Field meeting report : 23rd October 2020 - Calshot

On a bright but showery morning Geoff and Richard Smith “gathered” for the programmed field meeting at Calshot, albeit a day late and an earlier start for convenience. 

Fortunately, the torrential rain held off until we were heading back to the cars but one of the earlier showers provided the most spectacular sighting of the day – a double rainbow over the Fawley power station chimney. This was a real juxtaposition of nature and industry and although Richard's photo is brilliant, you had to be there to fully appreciate it!

Collared doves accompanied our walk from the village down the field to the reed beds where the sunlight briefly caught the arrow like flight of a Kingfisher. However, our patience was not rewarded with a reappearance so we moved on. 

Across the heath towards the saltmarsh, numerous fungi were evident which certainly  highlighted our lack of expertise in mycology even with a handbook at the ready! 

Common Puffball © RS

Common Toadflax © RS

A violet fungus could have been either Amethyst Deceiver Laccaria amethystina or possibly Lilac Bonnet Mycena pura but we are reasonably confident with Common Puffball Lycoperdon perlatum and we found large numbers of a variety of Milkcap Lactarius but were unable to pin down which variety. This is where we really missed the wisdom of a full Lymnats contingent!

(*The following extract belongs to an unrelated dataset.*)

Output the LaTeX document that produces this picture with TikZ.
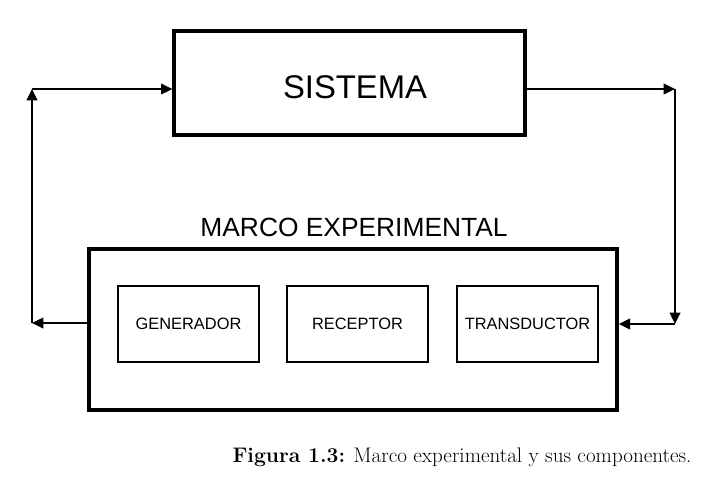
\documentclass[tikz,border=0pt]{standalone}
\usepackage{fontspec}
\usepackage{tikz}
\usetikzlibrary{arrows.meta,positioning,calc}
\newfontfamily\blockfont{Liberation Sans}
\tikzset{
  sysbox/.style={draw=black, line width=2.6pt, inner sep=0pt},
  framebox/.style={draw=black, line width=2.9pt, inner sep=0pt},
  partbox/.style={draw=black, line width=1.6pt, align=center, font=\blockfont\fontsize{14}{16}\selectfont, inner sep=0pt, minimum width=4.23cm, minimum height=2.28cm},
  flow/.style={-{Triangle[length=0.34cm,width=0.31cm]}, line width=2.1pt, draw=black}
}
\begin{document}
\begin{tikzpicture}[x=0.03cm,y=-0.03cm]
  \useasboundingbox (0,0) rectangle (708,502);
  % system block
  \node[sysbox, minimum width=10.53cm, minimum height=3.12cm] (sistema) at (349.5,83) {};
  \node[font=\blockfont\fontsize{28}{30}\selectfont] (sistematext) at (355,87.5) {SISTEMA};
  % experimental frame and its parts
  \node[framebox, minimum width=15.84cm, minimum height=4.83cm] (marco) at (353,329.5) {};
  \node[font=\blockfont\fontsize{22.5}{24}\selectfont] (marcolabel) at (354,227) {MARCO EXPERIMENTAL};
  \node[partbox] (generador) at (188.5,324) {GENERADOR};
  \node[partbox] (receptor) at (357.5,324) {RECEPTOR};
  \node[partbox] (transductor) at (527.5,324) {TRANSDUCTOR};
  % corners of the loop
  \coordinate (lbot) at (32,323);
  \coordinate (ltop) at (32,89);
  \coordinate (rtop) at (675,89);
  \coordinate (rbot) at (675,324);
  \draw[flow] (marco.west |- lbot) -- (lbot);
  \draw[flow] (lbot) -- (ltop);
  \draw[flow] (ltop) -- (sistema.west |- ltop);
  \draw[flow] (sistema.east |- rtop) -- (rtop);
  \draw[flow] (rtop) -- (rbot);
  \draw[flow] (rbot) -- (marco.east |- rbot);
  % caption
  \node[font=\fontsize{18}{21}\selectfont] (caption) at (462,457) {\textbf{Figura 1.3:} Marco experimental y sus componentes.};
\end{tikzpicture}
\end{document}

There was a fine display of Common Toadflax in flower and a dog rose laden with hips as we headed on towards the Calshot Marshes reserve. Here it was low tide so many of the waders were well out at the waters edge. There were several Curlew, Redshank, and Black Tailed Godwits and an abundance of Oystercatchers. Several Little Egrets were busy among the grasses and offshore there was a large raft of Widgeon and the usual Cormorant on a post with wings outstretched. A couple of Stonechats were darting about on the shingle bank demonstrating how effectively they are camouflaged as they “disappeared” when still.

Sea Kale © Geoff Nuckley
© Geoff Nuckley

Crossing to the Solent shore side of the beach huts, the blustery winds had brought out a lot of kite surfers so with bird life rather lacking owing to all the activity, we turned our attention to plants of the shingle and identified Sea Kale, Valerian and Yellow Horned Poppy before the downpour struck and we retired to dry off.